A town of traditional rustic character located between Mont Brome, a link in the chain of the Montérégiennes, and the Yamaska River, a tributary of the St. Lawrence River.
Following the American Revolution, John Savage, a Loyalist of Irish origin arrived in 1793 with an aim to colonize the Shefford sector, which in 1888 became the village of West Shefford, mainly Anglophone at that time. For his part George Adams, a merchant from Saint-Armand established himself in what became the village of Adamsville, incorporated in 1916.
In 1964 entrepreneur-brothers Rolland and Germain Désourdy imagined Bromont based on two lines of development: recreational tourism and high technology industry. From 1964 to 1974 the city expanded its territory by fusing with West Shefford and part of the village of Adamsville plus twelve annexations. The current population is 9,500 citizens.
The sports profile of Bromont is an international one. In 1964 the mountain welcomed its first skiers, eventually becoming the largest lit skiable area in North America that becomes a water park and mountain bike heaven in the summer. Figuring among its remarkable events Bromont has hosted the freestyle skiing, alpine skiing and mountain biking World Cups and the equestrian disciplines for the 1976 Olympic Games.
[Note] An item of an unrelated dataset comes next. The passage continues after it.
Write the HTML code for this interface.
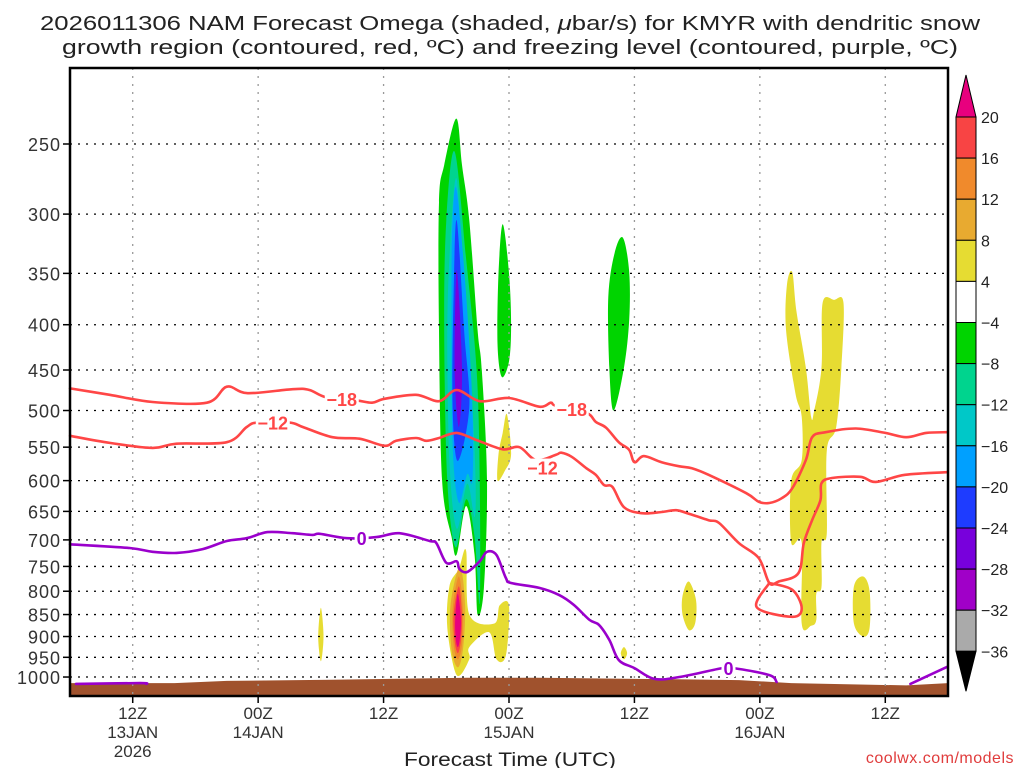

The Bromont National Cycling Centre opened in 2001. It is the only institution in Canada to bring together in a single environment the six cycling disciplines (road, track, mountain, cyclocross, BMX, para-cycling).
The Old Village has a unique charm with its shops, cafes, restaurants, galleries, heritage route plus golf courses, biking the Route Verte cycling path, an extensive 100 km + multipurpose trail network and a festive calendar of art, theater and music.
Whether it is a stay for nature-seekers, sporting activities, events, relax or corporate affairs, Bromont’s accommodation distinguishes itself both in terms of diversity and quality.